Las mañanas han perdido su frescura y un sol que no cesa en su intento de producir la vida, nos abrasa sin tregua dejándonos exangües.
Las altas temperaturas en el Valle de México no nos pasan desapercibidas. Las hojas secas, el suelo que agoniza por la falta de líquidos, árboles desahuciados por deshidratación crónica, son la imagen del desprecio de la naturaleza, y la frágil condición humana se derrite ante su embate implacable.
Pero, quizás, pocos perciben que el Cutzamala ya presenta signos de sequía. El principal afluente que nos alimenta del fluido vital se ha visto afectado en más de un 85 por ciento y espera, al igual que nosotros, las temporadas de lluvia con particular entusiasmo. Mientras tanto, la ciudad es un erial que desprende inmundicias polvorientas, vahos infernales y un calor que no es precisamente humano.
Al agobio cotidiano se le puede sumar un poco de grados Celsius; a los apretujones y riesgos de contagio en el Metro de la Ciudad de México, agregarle una pegajosa sensación entre las ropas; al trajinar diario en los automóviles, un pavimento que refleja calores insufribles. Es así como sobrevivimos al cándido pero desalentador clima.
Sin darle importancia a que se adquiere una nueva deuda con el recibo bimestral del agua, las flores y las plantas sobreviven gracias a la insistencia humana de mantener vivas las acequias.
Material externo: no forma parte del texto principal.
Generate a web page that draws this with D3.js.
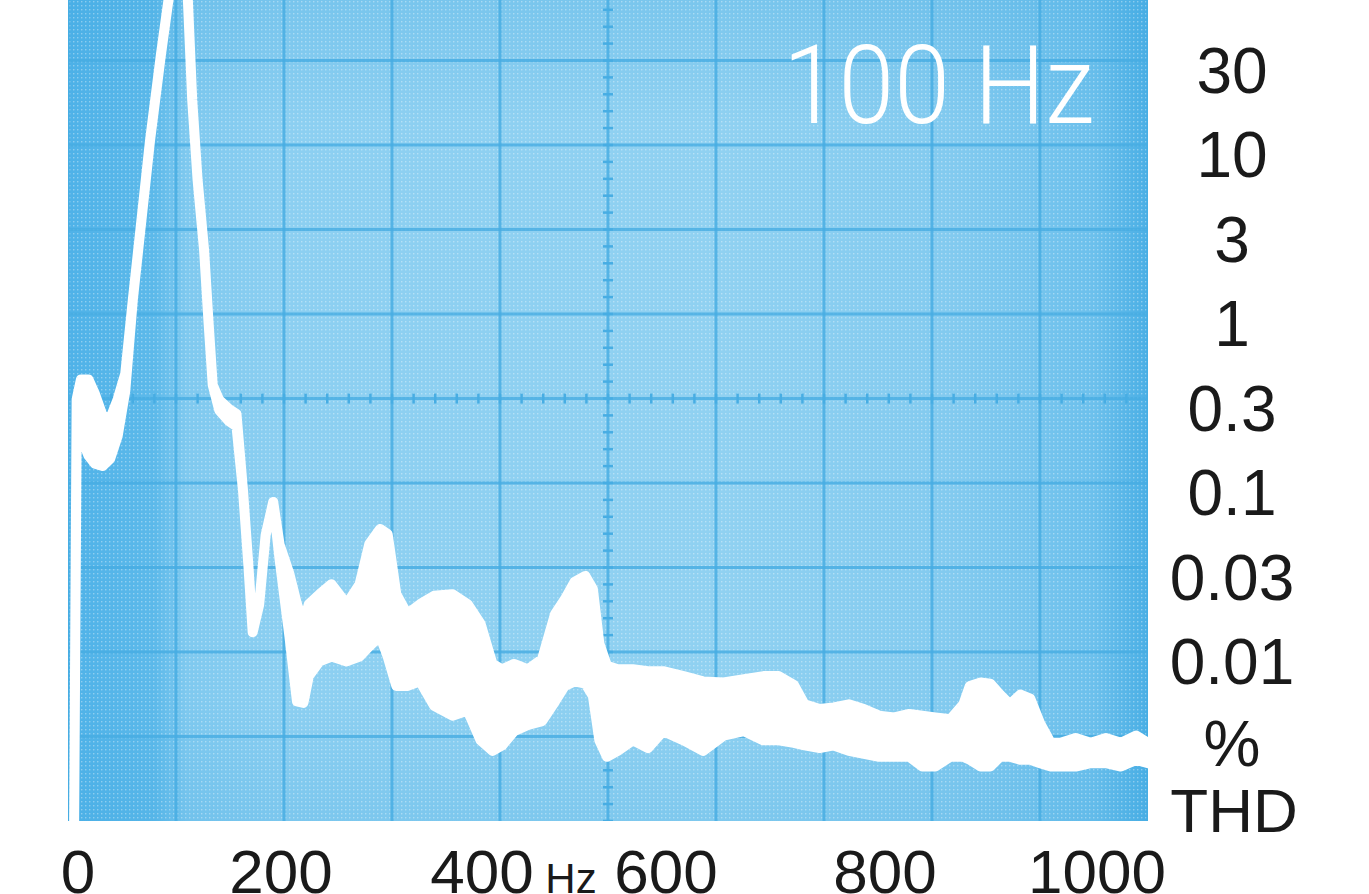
<!DOCTYPE html>
<html><head><meta charset="utf-8">
<script src="https://cdn.jsdelivr.net/npm/d3@7"></script>
<style>html,body{margin:0;padding:0;background:#fff;overflow:hidden}</style>
</head><body>
<svg id="chart" width="1369" height="894"></svg>
<script>
// Frequency (Hz) of each reading of the THD trace
const freqs = [5.6, 8, 12, 19, 25, 32, 39, 46, 53, 60, 67, 76, 86, 93, 105, 111, 115, 120, 126, 130, 134,
  140, 149, 156, 162, 167, 171, 177, 183, 190, 196, 205, 212, 218, 223, 233, 244, 258, 270, 279, 289, 296,
  304, 314, 326, 339, 356, 370, 382, 393, 402, 413, 426, 439, 451, 460, 469, 479, 486, 492, 499, 509, 523,
  537, 551, 570, 588, 607, 626, 644, 658, 672, 682, 696, 709, 723, 737, 751, 765, 779, 791, 803, 817, 829,
  835, 845, 854, 863, 872, 882, 891, 900, 910, 919, 933, 947, 961, 975, 989, 1000];
// Upper edge of the trace band (% THD)
const upper = [0.00083, 0.313, 0.41, 0.41, 0.336, 0.25, 0.24, 0.313, 0.443, 1.21, 3.14, 10.7, 34.1, 72, 133, 72, 18.5, 6.2, 2.39, 0.92, 0.38,
  0.31, 0.274, 0.256, 0.091, 0.0327, 0.0131, 0.019, 0.0492, 0.0772, 0.043, 0.029, 0.0192, 0.0147, 0.0192, 0.022, 0.0252, 0.0192, 0.0252, 0.0436, 0.0535, 0.0498,
  0.022, 0.0168, 0.0192, 0.0215, 0.022, 0.0192, 0.0147, 0.0085, 0.0079, 0.0085, 0.0079, 0.0091, 0.0168, 0.0205, 0.026, 0.0282, 0.0236, 0.0112, 0.0083, 0.0079, 0.0079,
  0.0077, 0.0077, 0.0072, 0.0067, 0.0066, 0.0069, 0.0072, 0.0072, 0.0064, 0.0049, 0.0046, 0.0047, 0.0049, 0.0046, 0.0042, 0.0041, 0.0043, 0.0042, 0.0041, 0.0040, 0.0049,
  0.0063, 0.0066, 0.0065, 0.0056, 0.0049, 0.0056, 0.0053, 0.0038, 0.0029, 0.0029, 0.0031, 0.0029, 0.0031, 0.0029, 0.0032, 0.0029];
// Lower edge of the trace band (% THD)
const lower = [0.00083, 0.190, 0.19, 0.145, 0.130, 0.126, 0.139, 0.190, 0.35, 1.21, 3.14, 10.7, 34.1, 72, 133, 72, 18.5, 6.2, 2.39, 0.92, 0.38,
  0.27, 0.232, 0.216, 0.091, 0.0327, 0.0131, 0.019, 0.0492, 0.0772, 0.035, 0.0124, 0.0051, 0.0050, 0.0072, 0.0088, 0.0094, 0.0088, 0.0094, 0.0108, 0.0124, 0.0094,
  0.0063, 0.0063, 0.0067, 0.0048, 0.0042, 0.0045, 0.0030, 0.0026, 0.0028, 0.0034, 0.0037, 0.0039, 0.0051, 0.0063, 0.0067, 0.0065, 0.0055, 0.0030, 0.0024, 0.0026, 0.0030,
  0.0027, 0.0034, 0.0030, 0.0026, 0.0032, 0.0034, 0.0030, 0.0030, 0.0029, 0.0028, 0.0027, 0.0028, 0.0026, 0.0025, 0.0024, 0.0024, 0.0024, 0.0021, 0.0021, 0.0024, 0.0024,
  0.0023, 0.0021, 0.0021, 0.0024, 0.0024, 0.0023, 0.0023, 0.0022, 0.0021, 0.0021, 0.0021, 0.0022, 0.0022, 0.0021, 0.0023, 0.0022];

const yTickValues = [31.6, 10, 3.16, 1, 0.316, 0.1, 0.0316, 0.01, 0.00316];
const yTickLabels = ["30", "10", "3", "1", "0.3", "0.1", "0.03", "0.01", "%"];
const yAxisTitle = "THD";
const xTickValues = [0, 200, 400, 600, 800, 1000];
const xTickLabels = ["0", "200", "400", "600", "800", "1000"];
const xUnit = "Hz";
const titleText = "100 Hz";

const data = freqs.map((f, i) => ({f, hi: upper[i], lo: lower[i]}));

const svg = d3.select("#chart");
const plot = {left: 68, right: 1148, top: 0, bottom: 821};

const x = d3.scaleLinear().domain([0, 1000]).range([plot.left, plot.right]);
const y = d3.scaleLog().domain([0.001, 72.1]).range([plot.bottom, plot.top]);
// label placement scale for the printed frequency numbers
const xLabel = d3.scaleLinear().domain(xTickValues).range([78, 281, 482, 666, 885, 1097]);

const defs = svg.append("defs");
const grad = defs.append("linearGradient").attr("id", "bg").attr("x1", 0).attr("x2", 1).attr("y1", 0).attr("y2", 0);
[[0, "#4fb2e8"], [0.08, "#5cb9ea"], [0.11, "#7fc9ef"], [0.2, "#8ccff1"], [0.6, "#90d1f1"], [0.82, "#82caef"], [0.95, "#6cc0ec"], [1, "#4aafe5"]]
  .forEach(([o, c]) => grad.append("stop").attr("offset", o).attr("stop-color", c));
const vgrad = defs.append("linearGradient").attr("id", "bgv").attr("x1", 0).attr("x2", 0).attr("y1", 0).attr("y2", 1);
[[0, "#3aa6e0", 0.25], [0.15, "#3aa6e0", 0.0], [0.85, "#3aa6e0", 0.0], [1, "#3aa6e0", 0.2]]
  .forEach(([o, c, op]) => vgrad.append("stop").attr("offset", o).attr("stop-color", c).attr("stop-opacity", op));
const pat = defs.append("pattern").attr("id", "dots").attr("width", 4).attr("height", 4).attr("patternUnits", "userSpaceOnUse");
pat.append("rect").attr("x", 1).attr("y", 1).attr("width", 1.4).attr("height", 1.4).attr("fill", "#ffffff").attr("opacity", 0.35);
defs.append("clipPath").attr("id", "clip").append("rect")
  .attr("x", plot.left).attr("y", plot.top).attr("width", plot.right - plot.left).attr("height", plot.bottom - plot.top);

const g = svg.append("g").attr("clip-path", "url(#clip)");
g.append("rect").attr("x", plot.left).attr("y", plot.top).attr("width", plot.right - plot.left).attr("height", plot.bottom - plot.top).attr("fill", "url(#bg)");
g.append("rect").attr("x", plot.left).attr("y", plot.top).attr("width", plot.right - plot.left).attr("height", plot.bottom - plot.top).attr("fill", "url(#bgv)");
g.append("rect").attr("x", plot.left).attr("y", plot.top).attr("width", plot.right - plot.left).attr("height", plot.bottom - plot.top).attr("fill", "url(#dots)");

const gridColor = "#47ade3";
// vertical grid lines every 100 Hz
g.selectAll("line.vg").data(d3.range(0, 1001, 100)).join("line").attr("class", "vg")
  .attr("x1", d => x(d)).attr("x2", d => x(d)).attr("y1", plot.top).attr("y2", plot.bottom)
  .attr("stroke", gridColor).attr("stroke-width", 3).attr("opacity", 0.8);
// horizontal grid lines at half decades
g.selectAll("line.hg").data(yTickValues).join("line").attr("class", "hg")
  .attr("x1", plot.left).attr("x2", plot.right).attr("y1", d => y(d)).attr("y2", d => y(d))
  .attr("stroke", gridColor).attr("stroke-width", 3).attr("opacity", 0.8);
// minor ticks on the centre lines
g.selectAll("line.mx").data(d3.range(0, 1001, 20)).join("line").attr("class", "mx")
  .attr("x1", d => x(d)).attr("x2", d => x(d)).attr("y1", y(0.316) - 5).attr("y2", y(0.316) + 5)
  .attr("stroke", gridColor).attr("stroke-width", 2.5);
g.selectAll("line.my").data(d3.range(0, 49).map(k => 0.001 * Math.pow(10, k / 10))).join("line").attr("class", "my")
  .attr("x1", x(500) - 5).attr("x2", x(500) + 5).attr("y1", d => y(d)).attr("y2", d => y(d))
  .attr("stroke", gridColor).attr("stroke-width", 2.5);

// the trace
const area = d3.area().x(d => x(d.f)).y0(d => y(d.lo)).y1(d => y(d.hi)).curve(d3.curveLinear);
g.append("path").datum(data).attr("d", area)
  .attr("fill", "#ffffff").attr("stroke", "#ffffff").attr("stroke-width", 10)
  .attr("stroke-linejoin", "round").attr("stroke-linecap", "round");

// title inside the screen
svg.append("text").attr("x", 783).attr("y", 123).text(titleText)
  .attr("font-family", "Roboto, Liberation Sans, Arial, sans-serif").attr("font-weight", 300).attr("font-size", 110)
  .attr("fill", "#ffffff").attr("textLength", 311).attr("lengthAdjust", "spacingAndGlyphs");

// right-hand % labels
const labelFont = "Liberation Sans, Arial, Helvetica, sans-serif";
svg.selectAll("text.yl").data(yTickValues).join("text").attr("class", "yl")
  .attr("x", 1232).attr("y", (d, i) => y(d) + (i === yTickValues.length - 1 ? 6 : 9)).attr("dy", "0.36em")
  .attr("text-anchor", "middle").attr("font-family", labelFont).attr("font-size", 64).attr("fill", "#1a1a1a")
  .text((d, i) => yTickLabels[i]);
svg.append("text").attr("x", 1234).attr("y", y(0.001) - 11).attr("dy", "0.36em")
  .attr("text-anchor", "middle").attr("font-family", labelFont).attr("font-size", 62).attr("fill", "#1a1a1a")
  .text(yAxisTitle);

// bottom frequency labels
svg.selectAll("text.xl").data(xTickValues).join("text").attr("class", "xl")
  .attr("x", d => xLabel(d)).attr("y", 893)
  .attr("text-anchor", "middle").attr("font-family", labelFont).attr("font-size", 62).attr("fill", "#1a1a1a")
  .text((d, i) => xTickLabels[i]);
svg.append("text").attr("x", (xLabel(400) + xLabel(600)) / 2 - 3).attr("y", 893)
  .attr("text-anchor", "middle").attr("font-family", labelFont).attr("font-size", 42).attr("fill", "#1a1a1a")
  .text(xUnit);
</script>
</body></html>
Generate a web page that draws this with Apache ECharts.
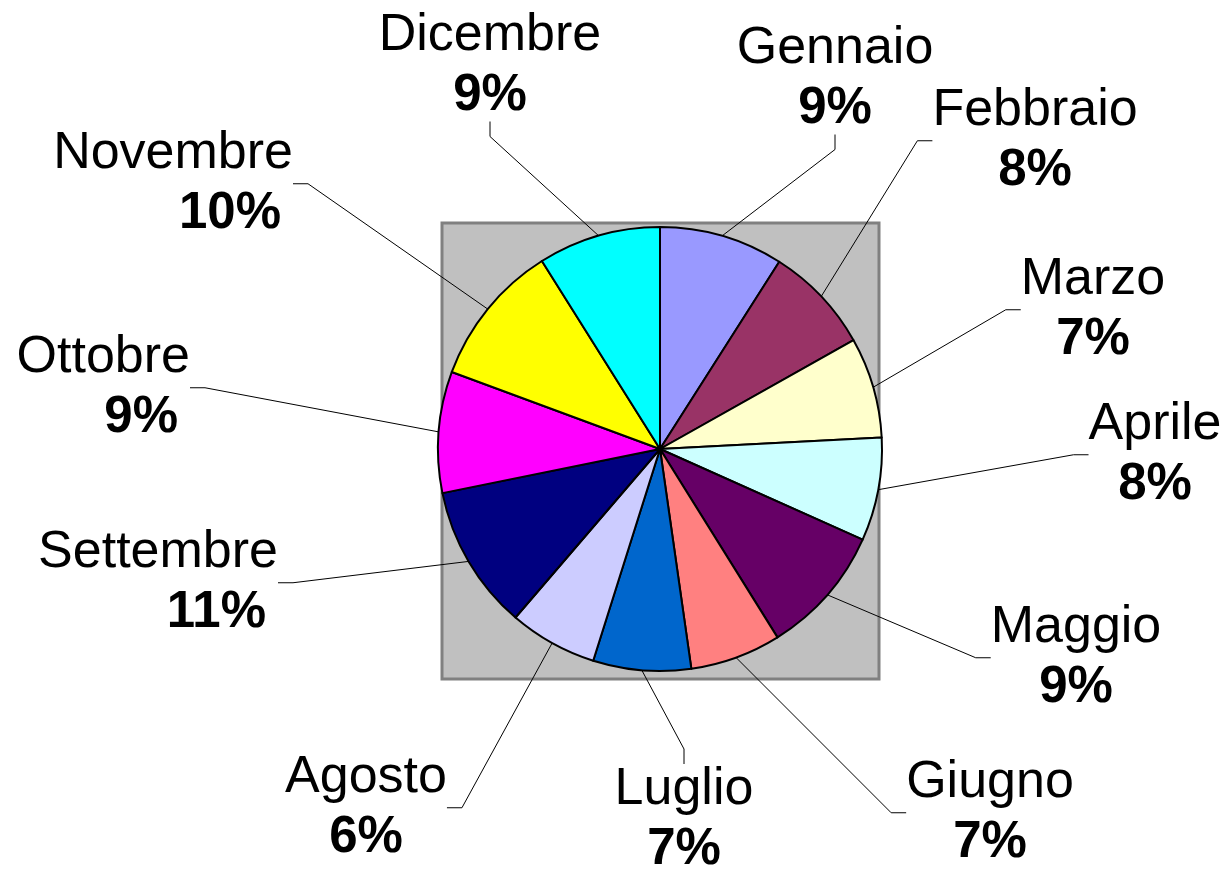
<!DOCTYPE html>
<html>
<head>
<meta charset="utf-8">
<script src="https://cdn.jsdelivr.net/npm/echarts@6/dist/echarts.min.js"></script>
<style>
  html, body { margin: 0; padding: 0; background: #fff; }
  #chart { width: 1229px; height: 875px; }
</style>
</head>
<body>
<div id="chart"></div>
<script>
// mesi e quote
var mesi = ['Gennaio', 'Febbraio', 'Marzo', 'Aprile', 'Maggio', 'Giugno',
            'Luglio', 'Agosto', 'Settembre', 'Ottobre', 'Novembre', 'Dicembre'];
var valori = [9.0, 7.8, 7.3, 7.5, 9.4, 6.6, 7.1, 6.4, 10.5, 8.8, 10.4, 8.9];
var colori = ['#9999FF', '#993366', '#FFFFCC', '#CCFFFF', '#660066', '#FF8080',
              '#0066CC', '#CCCCFF', '#000080', '#FF00FF', '#FFFF00', '#00FFFF'];

// posizione delle etichette (come nel grafico originale)
var etichettaX = [835, 1035, 1093, 1155, 1076, 990, 684, 366, 278, 190, 293, 490];
var etichettaY = [79, 141, 310, 455, 658, 813, 820, 808, 583, 388, 184, 66];
var etichettaAllinea = ['center', 'center', 'center', 'center', 'center', 'center',
                        'center', 'center', 'right', 'right', 'right', 'center'];

function getChart() {
    var dati = [];
    for (var i = 0; i < mesi.length; i++) {
        dati.push({ name: mesi[i], value: valori[i], itemStyle: { color: colori[i] } });
    }
    var option = {
        backgroundColor: '#ffffff',
        animation: false,
        graphic: [{
            type: 'rect',
            z: 0,
            shape: { x: 442, y: 223, width: 437, height: 456 },
            style: { fill: '#C0C0C0', stroke: '#808080', lineWidth: 3 }
        }],
        series: [{
            type: 'pie',
            center: [660, 449],
            radius: 222,
            startAngle: 90,
            clockwise: true,
            avoidLabelOverlap: false,
            itemStyle: { borderColor: '#000000', borderWidth: 2 },
            label: {
                show: true,
                position: 'outside',
                color: '#000',
                fontFamily: 'Liberation Sans, Arial, sans-serif',
                formatter: function (p) {
                    var st = etichettaAllinea[p.dataIndex] === 'right' ? 'pr' : 'p';
                    return '{n|' + p.name + '}\n{' + st + '|' + Math.round(p.percent) + '%}';
                },
                rich: {
                    n: { fontSize: 52, fontWeight: 'normal', lineHeight: 60,
                         fontFamily: 'Liberation Sans, Arial, sans-serif', color: '#000' },
                    p: { fontSize: 51, fontWeight: 'bold', lineHeight: 60,
                         fontFamily: 'Liberation Sans, Arial, sans-serif', color: '#000' },
                    pr: { fontSize: 51, fontWeight: 'bold', lineHeight: 60, padding: [0, 12, 0, 0],
                          fontFamily: 'Liberation Sans, Arial, sans-serif', color: '#000' }
                }
            },
            labelLine: {
                show: true,
                length: 20,
                length2: 15,
                lineStyle: { color: '#000', width: 1 }
            },
            labelLayout: function (params) {
                var i = params.dataIndex;
                return {
                    x: etichettaX[i],
                    y: etichettaY[i],
                    align: etichettaAllinea[i],
                    verticalAlign: 'middle'
                };
            },
            emphasis: { disabled: true },
            data: dati
        }]
    };
    return option;
}

var myChart = echarts.init(document.getElementById('chart'), null, { renderer: 'canvas' });
myChart.setOption(getChart());
window.addEventListener('resize', function () {
    myChart.resize();
});
</script>
</body>
</html>
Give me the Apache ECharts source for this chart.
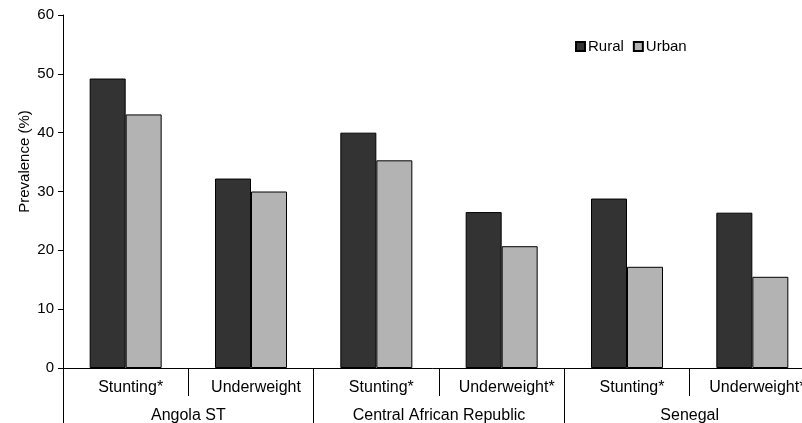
<!DOCTYPE html>
<html>
<head>
<meta charset="utf-8">
<script src="https://cdn.jsdelivr.net/npm/echarts@6/dist/echarts.min.js"></script>
<style>
  html, body { margin: 0; padding: 0; background: #fff; }
  #chart { width: 802px; height: 423px; }
</style>
</head>
<body>
<div id="chart"></div>
<script>
// Indicator for each bar group, and the country each pair belongs to
const indicators = ['Stunting*', 'Underweight', 'Stunting*', 'Underweight*', 'Stunting*', 'Underweight*'];
const countries = ['Angola ST', 'Central African Republic', 'Senegal'];

// Prevalence (%) by residence
const rural = [49.2, 32.2, 40.0, 26.5, 28.8, 26.4];
const urban = [43.1, 30.0, 35.3, 20.7, 17.2, 15.5];

const yTicks = { min: 0, max: 60, step: 10 };

const FONT = "'Liberation Sans', Arial, sans-serif";
const chart = echarts.init(document.getElementById('chart'), null, { renderer: 'canvas' });

chart.setOption({
  animation: false,
  backgroundColor: '#ffffff',
  textStyle: { fontFamily: FONT, color: '#000' },
  legend: {
    left: 575,
    top: 39,
    padding: 0,
    itemWidth: 9,
    itemHeight: 9,
    itemGap: 9,
    icon: 'rect',
    textStyle: { fontFamily: FONT, fontSize: 15, color: '#000', padding: [0, 0, 0, -2] },
    data: ['Rural', 'Urban']
  },
  grid: {
    left: 63,
    top: 15,
    width: 752,
    bottom: 55,
    outerBoundsMode: 'none',
    containLabel: false
  },
  xAxis: [
    {
      type: 'category',
      data: indicators,
      position: 'bottom',
      axisLine: { show: true, lineStyle: { color: '#000', width: 1 } },
      axisTick: { show: true, alignWithLabel: false, length: 28, lineStyle: { color: '#000', width: 1 } },
      axisLabel: {
        interval: 0,
        margin: 12,
        fontFamily: FONT,
        fontSize: 16,
        color: '#000',
        padding: [0, 0, 0, 10],
        hideOverlap: false
      },
      splitLine: { show: false }
    },
    {
      type: 'category',
      data: countries,
      position: 'bottom',
      axisLine: { show: false },
      axisTick: { show: true, alignWithLabel: false, length: 56, lineStyle: { color: '#000', width: 1 } },
      axisLabel: {
        interval: 0,
        margin: 40,
        fontFamily: FONT,
        fontSize: 16,
        color: '#000'
      },
      splitLine: { show: false }
    }
  ],
  yAxis: {
    type: 'value',
    min: yTicks.min,
    max: yTicks.max,
    interval: yTicks.step,
    name: 'Prevalence (%)',
    nameLocation: 'middle',
    nameRotate: 90,
    nameGap: 31,
    nameMoveOverlap: false,
    nameTextStyle: { fontFamily: FONT, fontSize: 15, color: '#000', padding: [0, 0, 0, 60] },
    axisLine: { show: true, lineStyle: { color: '#000', width: 1 } },
    axisTick: { show: true, inside: false, length: 5, lineStyle: { color: '#000', width: 1 } },
    axisLabel: { margin: 9, fontFamily: FONT, fontSize: 15, color: '#000' },
    splitLine: { show: false }
  },
  series: [
    {
      name: 'Rural',
      type: 'bar',
      xAxisIndex: 0,
      data: rural,
      barWidth: 36,
      barGap: '0%',
      itemStyle: { color: '#333333', borderColor: '#000', borderWidth: 1 }
    },
    {
      name: 'Urban',
      type: 'bar',
      xAxisIndex: 0,
      data: urban,
      barWidth: 36,
      barGap: '0%',
      itemStyle: { color: '#b3b3b3', borderColor: '#000', borderWidth: 1 }
    }
  ]
});
</script>
</body>
</html>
El Valle de Anáhuac está irónicamente inundado de resequedad. Los cielos nublados sólo nos dan un entusiasmo lacónico, que en su brevedad, nos deja ansiosos del preciado líquido. A lo largo de la metrópoli son unas cuantas gotas las que de vez en cuando llegan y nos dan un pequeño aliento. El bochorno de las amenazas de lluvia sólo ha sofocado más nuestra evaporada esperanza.
Ya casi es mayo, y la promesa de la naturaleza tal vez sacie ya a nuestro páramo citadino. Esperamos que en un fallo de cálculo, lleguen antes, nos rebosen el ánimo, se embeban los jardines, y que la ciudad reseca, marchita, tenga un remanso de frescura.